After the interval and in complete darkness we heard Purcell’s “March in C minor,” which was written for Queen Mary’s funeral in 1695 and was then played at Purcell’s own funeral in the same year. There were words in this conference, something I’m generally against,  but one of the bass players shared his thoughts on death, pointing out that “it would be a bit of a break from the daily routine…and that there is no need to book death in your diary as it will take care of itself.” He suggested as well that we might “like to take a peek at our own funeral to see if the girl from accounts we’d always fancied but never been brave enough to say so to, would come and even cry.”

Then into “The Swan of Tuonela” by Sibelius, an exquisite piece, followed by John Taverner’s “Song for Athene,” a haunting choral piece that was played at Princess Diana’s funeral, a time when Britain experienced a “Latin American carnival of grief.” After Barber’s “Adagio for Strings,” “the saddest piece of music written,” and “In paradisum” from Faure’s Requiem, “a lullaby to death,” we ended with “Libera me” from Verdi’s “Requiem,” which was also played at Princess Diana’s funeral. If you want to go out with a bang this is the piece for you.

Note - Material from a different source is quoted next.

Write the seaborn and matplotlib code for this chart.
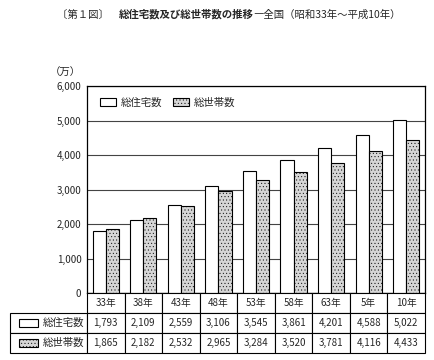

Filled up with the music of death, I thought about what I’d like for my own funeral. I’ll have to have a movement from one of Bach’s “Cello suites” as I’ve listened to them every week for 15 years. I must have Coltrane playing “Out of this world,” and I’m tempted by Miles Davis playing “Summertime” and a version of “St James Infirmary Blues,” perhaps the one by the White Stripes.

I tweeted my choice, and my brother responded saying: “It shouldn’t be for you to choose, you won’t be there. We should choose.” I responded “Surely the corpse is the start of the show,” and he came back “Just like a Cliff Richard concert.”

I went home feeling very good, looking forward to more death tomorrow.